On Feb 20, 2014, at 2:44 PM, Stefan Dösinger wrote:
Am 2014-02-20 17:20, schrieb Ken Thomases:
Besides running under an emulator, it may be possible to wrap every call out to system libraries with code to save and restore the register. Or, if you prefer to think of it this way, the wrapper would be on exit from and entry back into native Windows binary code. This would be somewhat similar to what we do with stack alignment, although we have compiler help for that. Either way, that would probably impose a significant performance penalty.
Sounds much more pleasant than an emulator. But doesn't the problem also affect multitasking context switches?
It's conceivable, but I don't know if it actually happens.
I have some llvm work (__ms_hook_prologue__) on my todo list anyway. Maybe it's an idea to add a compiler feature to take care of this.
This will actually be more complicated than stack alignment (__force_align_arg_pointer__) and the hook prologue. With stack alignment, Windows code is not allergic to 16-byte-aligned stack, it just fails to maintain it.
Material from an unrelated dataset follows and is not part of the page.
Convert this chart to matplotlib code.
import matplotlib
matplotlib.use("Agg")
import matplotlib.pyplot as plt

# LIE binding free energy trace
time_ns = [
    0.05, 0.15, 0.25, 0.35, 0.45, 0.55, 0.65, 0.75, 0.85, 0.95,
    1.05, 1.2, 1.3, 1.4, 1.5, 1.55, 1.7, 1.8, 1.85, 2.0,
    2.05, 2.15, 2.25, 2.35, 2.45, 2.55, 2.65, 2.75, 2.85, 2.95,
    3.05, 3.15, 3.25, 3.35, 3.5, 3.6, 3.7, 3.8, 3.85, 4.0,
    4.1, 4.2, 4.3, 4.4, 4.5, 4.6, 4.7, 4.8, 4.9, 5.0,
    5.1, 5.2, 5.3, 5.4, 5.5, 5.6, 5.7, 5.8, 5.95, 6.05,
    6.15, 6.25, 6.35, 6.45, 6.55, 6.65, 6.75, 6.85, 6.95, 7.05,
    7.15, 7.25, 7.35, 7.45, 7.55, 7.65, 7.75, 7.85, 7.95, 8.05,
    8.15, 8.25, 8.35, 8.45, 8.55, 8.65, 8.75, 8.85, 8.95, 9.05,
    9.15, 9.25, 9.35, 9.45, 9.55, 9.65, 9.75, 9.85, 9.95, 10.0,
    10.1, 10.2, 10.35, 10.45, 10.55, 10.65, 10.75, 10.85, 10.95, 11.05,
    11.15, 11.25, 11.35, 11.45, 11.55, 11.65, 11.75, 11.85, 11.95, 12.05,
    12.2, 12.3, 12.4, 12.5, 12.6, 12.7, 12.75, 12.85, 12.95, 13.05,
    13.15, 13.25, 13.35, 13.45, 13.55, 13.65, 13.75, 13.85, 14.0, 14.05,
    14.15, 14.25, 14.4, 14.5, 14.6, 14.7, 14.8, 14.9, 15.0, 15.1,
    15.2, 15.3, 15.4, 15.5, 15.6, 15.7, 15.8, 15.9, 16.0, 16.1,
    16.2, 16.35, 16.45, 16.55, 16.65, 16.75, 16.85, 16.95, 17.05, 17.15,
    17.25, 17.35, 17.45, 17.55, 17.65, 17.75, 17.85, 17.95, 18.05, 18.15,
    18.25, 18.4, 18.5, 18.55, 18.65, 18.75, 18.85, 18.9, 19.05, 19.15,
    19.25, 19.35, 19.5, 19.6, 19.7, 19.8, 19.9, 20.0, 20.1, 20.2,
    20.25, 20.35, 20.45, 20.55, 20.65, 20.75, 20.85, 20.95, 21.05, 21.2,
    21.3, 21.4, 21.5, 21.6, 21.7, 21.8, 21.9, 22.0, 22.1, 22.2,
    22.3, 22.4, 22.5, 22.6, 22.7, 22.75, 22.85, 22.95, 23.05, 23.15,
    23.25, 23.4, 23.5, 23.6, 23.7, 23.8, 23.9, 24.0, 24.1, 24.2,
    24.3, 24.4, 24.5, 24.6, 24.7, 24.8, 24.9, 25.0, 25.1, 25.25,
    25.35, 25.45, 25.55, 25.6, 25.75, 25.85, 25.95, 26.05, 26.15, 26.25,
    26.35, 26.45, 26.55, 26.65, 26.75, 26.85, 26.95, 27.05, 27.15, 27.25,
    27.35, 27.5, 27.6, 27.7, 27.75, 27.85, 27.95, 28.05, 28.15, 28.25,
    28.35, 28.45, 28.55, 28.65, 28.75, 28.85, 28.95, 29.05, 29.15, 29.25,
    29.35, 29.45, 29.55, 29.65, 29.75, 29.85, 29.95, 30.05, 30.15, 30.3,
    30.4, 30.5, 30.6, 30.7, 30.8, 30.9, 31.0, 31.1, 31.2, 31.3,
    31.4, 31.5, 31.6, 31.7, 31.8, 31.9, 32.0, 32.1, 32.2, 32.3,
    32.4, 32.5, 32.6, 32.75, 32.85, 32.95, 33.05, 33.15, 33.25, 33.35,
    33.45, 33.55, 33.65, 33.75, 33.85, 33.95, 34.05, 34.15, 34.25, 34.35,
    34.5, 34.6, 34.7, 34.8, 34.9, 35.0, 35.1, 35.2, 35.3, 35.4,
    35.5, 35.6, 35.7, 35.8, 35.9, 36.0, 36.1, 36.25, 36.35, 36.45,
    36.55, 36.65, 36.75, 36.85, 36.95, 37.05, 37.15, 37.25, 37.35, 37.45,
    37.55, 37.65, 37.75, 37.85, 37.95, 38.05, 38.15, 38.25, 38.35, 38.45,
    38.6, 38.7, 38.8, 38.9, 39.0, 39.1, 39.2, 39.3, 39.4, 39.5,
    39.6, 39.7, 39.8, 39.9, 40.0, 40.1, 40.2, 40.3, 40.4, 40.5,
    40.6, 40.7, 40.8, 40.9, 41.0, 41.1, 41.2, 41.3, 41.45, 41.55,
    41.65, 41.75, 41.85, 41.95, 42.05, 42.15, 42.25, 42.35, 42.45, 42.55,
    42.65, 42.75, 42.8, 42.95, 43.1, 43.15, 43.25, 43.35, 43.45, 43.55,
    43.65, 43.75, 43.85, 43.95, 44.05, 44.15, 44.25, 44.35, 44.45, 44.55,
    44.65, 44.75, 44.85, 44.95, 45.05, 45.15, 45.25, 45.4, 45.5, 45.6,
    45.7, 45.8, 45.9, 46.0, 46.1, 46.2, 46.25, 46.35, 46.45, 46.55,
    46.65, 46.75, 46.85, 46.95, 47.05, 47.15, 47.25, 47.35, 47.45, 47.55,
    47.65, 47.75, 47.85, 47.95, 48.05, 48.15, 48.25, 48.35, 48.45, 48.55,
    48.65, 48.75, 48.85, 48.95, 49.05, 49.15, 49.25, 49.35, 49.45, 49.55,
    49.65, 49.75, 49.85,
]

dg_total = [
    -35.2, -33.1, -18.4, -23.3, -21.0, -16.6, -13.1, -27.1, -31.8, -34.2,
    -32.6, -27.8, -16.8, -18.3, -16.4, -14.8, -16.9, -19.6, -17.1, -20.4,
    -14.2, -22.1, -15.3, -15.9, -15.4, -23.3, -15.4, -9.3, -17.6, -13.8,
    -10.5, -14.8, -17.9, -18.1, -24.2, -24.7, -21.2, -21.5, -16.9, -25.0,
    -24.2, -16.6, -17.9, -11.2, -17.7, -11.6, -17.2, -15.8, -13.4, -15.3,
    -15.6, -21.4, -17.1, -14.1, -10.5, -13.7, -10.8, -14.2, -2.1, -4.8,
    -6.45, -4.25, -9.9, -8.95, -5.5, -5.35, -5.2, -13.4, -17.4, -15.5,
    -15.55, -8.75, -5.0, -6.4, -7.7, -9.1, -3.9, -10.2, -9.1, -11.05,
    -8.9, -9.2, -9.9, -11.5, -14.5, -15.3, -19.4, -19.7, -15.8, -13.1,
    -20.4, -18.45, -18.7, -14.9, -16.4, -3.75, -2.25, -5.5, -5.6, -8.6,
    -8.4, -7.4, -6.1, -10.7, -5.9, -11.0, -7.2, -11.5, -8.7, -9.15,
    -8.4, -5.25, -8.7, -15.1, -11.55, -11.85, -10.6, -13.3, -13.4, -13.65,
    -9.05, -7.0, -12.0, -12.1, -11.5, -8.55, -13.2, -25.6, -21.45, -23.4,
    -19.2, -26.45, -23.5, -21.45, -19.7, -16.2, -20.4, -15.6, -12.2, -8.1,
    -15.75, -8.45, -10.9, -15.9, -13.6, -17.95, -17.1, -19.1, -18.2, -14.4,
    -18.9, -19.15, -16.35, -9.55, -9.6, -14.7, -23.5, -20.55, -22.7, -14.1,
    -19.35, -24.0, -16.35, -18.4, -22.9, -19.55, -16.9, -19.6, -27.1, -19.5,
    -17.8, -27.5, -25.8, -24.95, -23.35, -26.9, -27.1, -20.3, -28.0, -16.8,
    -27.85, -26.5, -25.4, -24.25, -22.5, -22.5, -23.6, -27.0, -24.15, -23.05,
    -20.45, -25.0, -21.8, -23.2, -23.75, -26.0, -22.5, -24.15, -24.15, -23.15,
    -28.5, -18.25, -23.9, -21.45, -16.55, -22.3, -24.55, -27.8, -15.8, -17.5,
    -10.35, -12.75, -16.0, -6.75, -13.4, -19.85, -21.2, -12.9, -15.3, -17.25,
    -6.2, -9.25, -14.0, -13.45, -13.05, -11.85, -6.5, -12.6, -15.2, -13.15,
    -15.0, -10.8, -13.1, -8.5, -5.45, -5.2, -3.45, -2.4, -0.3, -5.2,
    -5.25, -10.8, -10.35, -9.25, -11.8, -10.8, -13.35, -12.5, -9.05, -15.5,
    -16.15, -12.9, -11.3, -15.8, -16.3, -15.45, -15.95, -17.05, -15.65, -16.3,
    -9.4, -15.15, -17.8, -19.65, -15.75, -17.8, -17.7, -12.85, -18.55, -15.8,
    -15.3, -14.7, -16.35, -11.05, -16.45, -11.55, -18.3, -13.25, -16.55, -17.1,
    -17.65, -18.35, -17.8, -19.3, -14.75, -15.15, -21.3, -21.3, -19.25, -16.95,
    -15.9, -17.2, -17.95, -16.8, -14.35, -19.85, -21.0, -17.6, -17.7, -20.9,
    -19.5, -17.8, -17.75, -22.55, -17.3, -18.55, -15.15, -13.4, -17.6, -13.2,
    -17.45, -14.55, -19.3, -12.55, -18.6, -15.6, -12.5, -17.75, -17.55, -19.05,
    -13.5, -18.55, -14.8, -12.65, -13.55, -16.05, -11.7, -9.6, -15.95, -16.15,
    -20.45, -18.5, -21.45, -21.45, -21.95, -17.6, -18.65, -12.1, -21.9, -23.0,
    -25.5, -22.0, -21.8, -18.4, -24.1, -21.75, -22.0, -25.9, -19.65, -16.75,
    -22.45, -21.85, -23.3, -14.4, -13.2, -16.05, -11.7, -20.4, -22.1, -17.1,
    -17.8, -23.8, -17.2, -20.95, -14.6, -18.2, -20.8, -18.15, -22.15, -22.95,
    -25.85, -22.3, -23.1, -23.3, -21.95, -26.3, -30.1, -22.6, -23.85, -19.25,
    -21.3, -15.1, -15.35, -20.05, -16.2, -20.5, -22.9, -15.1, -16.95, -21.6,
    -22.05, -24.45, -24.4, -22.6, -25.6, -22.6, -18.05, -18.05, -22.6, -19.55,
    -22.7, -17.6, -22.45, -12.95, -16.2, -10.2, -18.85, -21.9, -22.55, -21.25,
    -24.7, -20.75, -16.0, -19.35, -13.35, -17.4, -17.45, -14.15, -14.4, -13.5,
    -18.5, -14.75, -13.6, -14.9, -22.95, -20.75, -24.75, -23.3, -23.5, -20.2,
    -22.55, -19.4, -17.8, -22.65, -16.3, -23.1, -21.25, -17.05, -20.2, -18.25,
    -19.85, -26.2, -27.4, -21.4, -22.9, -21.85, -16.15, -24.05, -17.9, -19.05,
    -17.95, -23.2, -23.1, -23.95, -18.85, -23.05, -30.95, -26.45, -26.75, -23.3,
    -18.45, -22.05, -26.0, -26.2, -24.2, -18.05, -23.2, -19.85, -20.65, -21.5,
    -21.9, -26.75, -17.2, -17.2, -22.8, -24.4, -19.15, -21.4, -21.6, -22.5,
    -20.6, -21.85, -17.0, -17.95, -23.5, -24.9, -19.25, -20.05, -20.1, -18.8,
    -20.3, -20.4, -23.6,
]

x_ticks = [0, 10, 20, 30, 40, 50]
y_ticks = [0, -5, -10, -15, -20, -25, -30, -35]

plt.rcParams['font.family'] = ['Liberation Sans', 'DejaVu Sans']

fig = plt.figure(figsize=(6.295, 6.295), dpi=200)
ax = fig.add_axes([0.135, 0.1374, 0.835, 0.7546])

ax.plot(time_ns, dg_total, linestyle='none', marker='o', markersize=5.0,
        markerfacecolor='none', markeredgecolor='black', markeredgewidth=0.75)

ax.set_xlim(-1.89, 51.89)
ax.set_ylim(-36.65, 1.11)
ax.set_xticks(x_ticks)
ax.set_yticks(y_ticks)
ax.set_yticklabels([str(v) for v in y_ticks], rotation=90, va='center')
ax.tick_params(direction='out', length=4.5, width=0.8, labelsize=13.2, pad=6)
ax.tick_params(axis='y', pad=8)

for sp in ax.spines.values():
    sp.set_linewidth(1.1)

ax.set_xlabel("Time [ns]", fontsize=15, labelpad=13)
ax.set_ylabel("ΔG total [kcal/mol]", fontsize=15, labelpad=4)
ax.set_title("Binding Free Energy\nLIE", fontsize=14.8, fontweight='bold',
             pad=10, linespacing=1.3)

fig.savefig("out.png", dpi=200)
So, it's sufficient for us to force 16-byte alignment when Windows code calls into Wine code. When Wine code calls out to Windows code, there's nothing we need to do. So, putting the attribute in the WINAPI declspec works.
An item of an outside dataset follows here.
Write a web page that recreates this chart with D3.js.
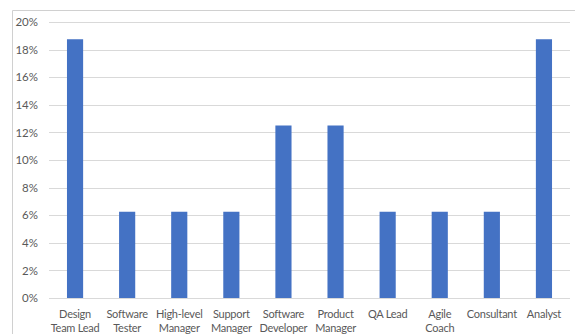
<!DOCTYPE html>
<html>
<head>
<meta charset="utf-8">
<script src="https://cdn.jsdelivr.net/npm/d3@7"></script>
<style>
  html, body { margin: 0; padding: 0; background: #fff; }
  svg { display: block; }
</style>
</head>
<body>
<svg id="chart" width="575" height="334"></svg>
<script>
// Share of respondents by role
const categories = [
  ["Design", "Team Lead"],
  ["Software", "Tester"],
  ["High-level", "Manager"],
  ["Support", "Manager"],
  ["Software", "Developer"],
  ["Product", "Manager"],
  ["QA Lead"],
  ["Agile", "Coach"],
  ["Consultant"],
  ["Analyst"]
];
const shares = [0.1875, 0.0625, 0.0625, 0.0625, 0.125, 0.125, 0.0625, 0.0625, 0.0625, 0.1875];
const yTicks = [0, 0.02, 0.04, 0.06, 0.08, 0.10, 0.12, 0.14, 0.16, 0.18, 0.20];

const svg = d3.select("#chart");
const font = "Lato, 'Open Sans', sans-serif";
const margin = { left: 49, right: 5, top: 22, bottom: 36 };
const W = 575, H = 334;

// chart area frame (left and top edges visible)
svg.append("path")
  .attr("d", `M12.5,${H} V10.5 H${W}`)
  .attr("fill", "none")
  .attr("stroke", "#d0d0d0")
  .attr("stroke-width", 1);

const x = d3.scaleBand()
  .domain(d3.range(categories.length))
  .range([margin.left, 570])
  .paddingInner(0.69)
  .paddingOuter(0.345);

const y = d3.scaleLinear()
  .domain([0, 0.20])
  .range([298, 22]);

// horizontal gridlines
svg.append("g")
  .selectAll("line")
  .data(yTicks)
  .join("line")
  .attr("x1", margin.left)
  .attr("x2", 570)
  .attr("y1", d => Math.round(y(d)) + 0.5)
  .attr("y2", d => Math.round(y(d)) + 0.5)
  .attr("stroke", "#d9d9d9")
  .attr("stroke-width", 1);

// y axis labels
const yAxis = d3.axisLeft(y)
  .tickValues(yTicks)
  .tickFormat(d3.format(".0%"))
  .tickSize(0)
  .tickPadding(11);
const yg = svg.append("g")
  .attr("transform", `translate(${margin.left},0)`)
  .call(yAxis);
yg.select(".domain").remove();
yg.selectAll("text")
  .attr("font-family", font)
  .attr("font-size", 11.5)
  .attr("fill", "#595959");

// bars
svg.append("g")
  .selectAll("rect")
  .data(shares)
  .join("rect")
  .attr("x", (d, i) => x(i))
  .attr("width", x.bandwidth())
  .attr("y", d => y(d))
  .attr("height", d => y(0) - y(d))
  .attr("fill", "#4472c4");

// x axis baseline
svg.append("line")
  .attr("x1", margin.left).attr("x2", 570)
  .attr("y1", Math.round(y(0)) + 0.5).attr("y2", Math.round(y(0)) + 0.5)
  .attr("stroke", "#d9d9d9");

// category labels (wrapped on two lines)
const xl = svg.append("g")
  .selectAll("text")
  .data(categories)
  .join("text")
  .attr("x", (d, i) => x(i) + x.bandwidth() / 2)
  .attr("y", 318)
  .attr("text-anchor", "middle")
  .attr("font-family", font)
  .attr("font-size", 11)
  .attr("letter-spacing", -0.25)
  .attr("fill", "#595959");
xl.selectAll("tspan")
  .data(d => d)
  .join("tspan")
  .attr("x", function () { return this.parentNode.getAttribute("x"); })
  .attr("dy", (d, i) => i === 0 ? 0 : 14)
  .text(d => d);
</script>
</body>
</html>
With this register issue, there are two approaches:
1) Wrap all calls out to system libraries. Save the register, restore what the OS X ABI expects/requires, call the system API, restore the original value of the register.
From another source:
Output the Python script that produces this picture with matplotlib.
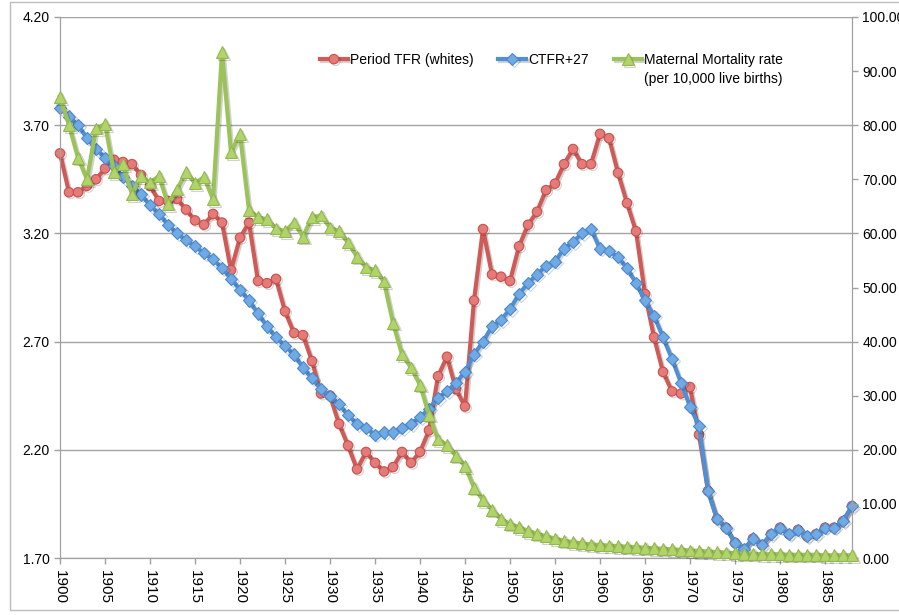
import numpy as np
import matplotlib
matplotlib.use("Agg")
import matplotlib.pyplot as plt
import matplotlib.patheffects as pe
from matplotlib.patches import Rectangle

plt.rcParams["font.family"] = ["Liberation Sans", "DejaVu Sans"]

# --- data ------------------------------------------------------------------
years = list(range(1900, 1989))

tfr_whites = [
    3.57, 3.39, 3.39, 3.42, 3.45, 3.50, 3.54, 3.53, 3.52, 3.47,   # 1900s
    3.42, 3.35, 3.35, 3.36, 3.31, 3.26, 3.24, 3.29, 3.25, 3.03,   # 1910s
    3.18, 3.25, 2.98, 2.97, 2.99, 2.84, 2.74, 2.73, 2.61, 2.46,   # 1920s
    2.45, 2.32, 2.22, 2.11, 2.19, 2.14, 2.10, 2.12, 2.19, 2.14,   # 1930s
    2.19, 2.29, 2.54, 2.63, 2.48, 2.40, 2.89, 3.22, 3.01, 3.00,   # 1940s
    2.98, 3.14, 3.24, 3.30, 3.40, 3.43, 3.52, 3.59, 3.52, 3.52,   # 1950s
    3.66, 3.64, 3.48, 3.34, 3.21, 2.92, 2.72, 2.56, 2.47, 2.46,   # 1960s
    2.49, 2.27, 2.01, 1.88, 1.84, 1.77, 1.74, 1.79, 1.76, 1.81,   # 1970s
    1.84, 1.81, 1.83, 1.80, 1.81, 1.84, 1.84, 1.87, 1.94,         # 1980s
]

ctfr_27 = [
    3.78, 3.74, 3.70, 3.64, 3.59, 3.55, 3.51, 3.46, 3.42, 3.38,
    3.33, 3.29, 3.24, 3.20, 3.17, 3.14, 3.11, 3.08, 3.04, 2.99,
    2.94, 2.89, 2.83, 2.77, 2.72, 2.68, 2.64, 2.58, 2.53, 2.48,
    2.45, 2.41, 2.36, 2.32, 2.30, 2.27, 2.28, 2.28, 2.30, 2.32,
    2.35, 2.39, 2.44, 2.47, 2.51, 2.56, 2.64, 2.70, 2.77, 2.80,
    2.85, 2.92, 2.97, 3.01, 3.05, 3.07, 3.13, 3.16, 3.20, 3.22,
    3.13, 3.12, 3.09, 3.04, 2.97, 2.89, 2.82, 2.72, 2.62, 2.51,
    2.40, 2.31, 2.01, 1.88, 1.84, 1.77, 1.74, 1.79, 1.76, 1.81,
    1.84, 1.81, 1.83, 1.80, 1.81, 1.84, 1.84, 1.87, 1.94,
]

maternal_mortality = [
    85.2, 80.0, 74.0, 70.0, 79.4, 80.2, 71.3, 72.8, 67.2, 70.6,
    69.4, 70.6, 65.4, 68.1, 71.3, 69.3, 70.4, 66.3, 93.5, 75.0,
    78.3, 64.3, 63.0, 62.6, 60.9, 60.4, 62.0, 59.4, 63.0, 63.3,
    61.1, 60.4, 58.3, 55.7, 53.7, 53.2, 51.1, 43.5, 37.6, 35.2,
    32.0, 26.5, 21.9, 20.9, 18.9, 17.0, 13.0, 10.7, 8.9, 7.2,
    6.3, 5.7, 5.0, 4.5, 4.0, 3.6, 3.2, 2.9, 2.7, 2.5,
    2.4, 2.3, 2.2, 2.1, 2.0, 1.9, 1.8, 1.7, 1.6, 1.5,
    1.4, 1.3, 1.2, 1.1, 1.0, 0.9, 0.8, 0.8, 0.7, 0.7,
    0.7, 0.6, 0.6, 0.6, 0.6, 0.5, 0.5, 0.5, 0.5,
]

left_ticks = [1.70, 2.20, 2.70, 3.20, 3.70, 4.20]
right_ticks = list(range(0, 101, 10))
year_ticks = list(range(1900, 1986, 5))

labels = ["Period TFR (whites)", "CTFR+27", "Maternal Mortality rate"]
label_extra = "(per 10,000 live births)"

# --- figure ------------------------------------------------------------------
W, H = 899, 615
fig = plt.figure(figsize=(W / 100, H / 100), dpi=100)
# light chart-area frame (right edge runs off the picture, as in the reference)
fig.patches.append(Rectangle((10 / W, 1 - 610 / H), 900 / W, 608 / H,
                             transform=fig.transFigure, fill=False,
                             edgecolor="#bdbdbd", lw=1.0))
ax = fig.add_axes([60 / W, 1 - 558 / H, 792 / W, 541 / H])
ax2 = ax.twinx()

shadow = [pe.SimpleLineShadow(offset=(1.2, -1.2), alpha=0.18), pe.Normal()]

l1, = ax.plot(years, tfr_whites, color="#cf5a56", lw=3, marker="o", ms=6.8,
              mfc="#e57b78", mec="#c9504c", mew=0.8, path_effects=shadow,
              clip_on=False, zorder=3)
l2, = ax.plot(years, ctfr_27, color="#4f8fd4", lw=3, marker="D", ms=6.2,
              mfc="#6faae4", mec="#4c88cc", mew=0.8, path_effects=shadow,
              clip_on=False, zorder=4)
l3, = ax2.plot(years, maternal_mortality, color="#9cc25a", lw=3, marker="^", ms=8.5,
               mfc="#b0d46a", mec="#93b84f", mew=0.8, path_effects=shadow,
               clip_on=False, zorder=5)

# green series sits on top, as in the reference
ax2.set_zorder(ax.get_zorder() + 1)
ax2.patch.set_visible(False)

ax.set_xlim(1900, 1988)
ax.set_ylim(1.70, 4.20)
ax2.set_ylim(0, 100)

ax.set_yticks(left_ticks)
ax.set_yticklabels([f"{v:.2f}" for v in left_ticks])
ax2.set_yticks(right_ticks)
ax2.set_yticklabels([f"{v:.2f}" for v in right_ticks])
ax.set_xticks(year_ticks)
ax.set_xticklabels([str(y) for y in year_ticks], rotation=-90)

ax.grid(axis="y", color="#a3a3a3", lw=1.0)
ax.set_axisbelow(True)
for a in (ax, ax2):
    for s in a.spines.values():
        s.set_color("#a0a0a0")
    a.spines["top"].set_visible(False)
    a.tick_params(colors="#a0a0a0", labelcolor="#000000", labelsize=10,
                  length=4, width=1)
ax.tick_params(axis="x", labelsize=11, pad=5)

leg = fig.legend([l1, l2, l3], labels, loc="upper left", ncol=3, frameon=False,
                 bbox_to_anchor=(320 / W, 1 - 53 / H), fontsize=10,
                 handlelength=2.0, handletextpad=0.15, columnspacing=1.8,
                 borderaxespad=0, borderpad=0)

# second line of the third legend label, aligned with its text
fig.canvas.draw()
bb = leg.get_texts()[2].get_window_extent()
fig.text(bb.x0 / W, 1 - 79 / H, label_extra, fontsize=10, va="center")

fig.savefig("out.png", dpi=100)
2) Conceptually wrap the Windows code. This has a component similar to stack alignment and the hook prologue, but also has to affect all places that call out to Windows code. Where Windows code calls Wine code, we'd save the Windows value of the register and restore the OS X ABI value. When the Wine code returns, it would restore the Windows value. But also, wherever Wine calls out to Windows code, it will have to save the OS X ABI value, restore the Windows value, do the call-out, then restore the OS X ABI value.
With either approach, the problem is that there's work that needs to happen at call sites, not just entry points to WINAPI functions. I don't know how to identify such call sites. They're ubiquitous but anonymous. Perhaps the CALLBACK declspec would help for approach 2, but I doubt it will be thorough enough.
I suppose the third approach would be to just compile all Wine code such that it does this dance at every call site. Yikes!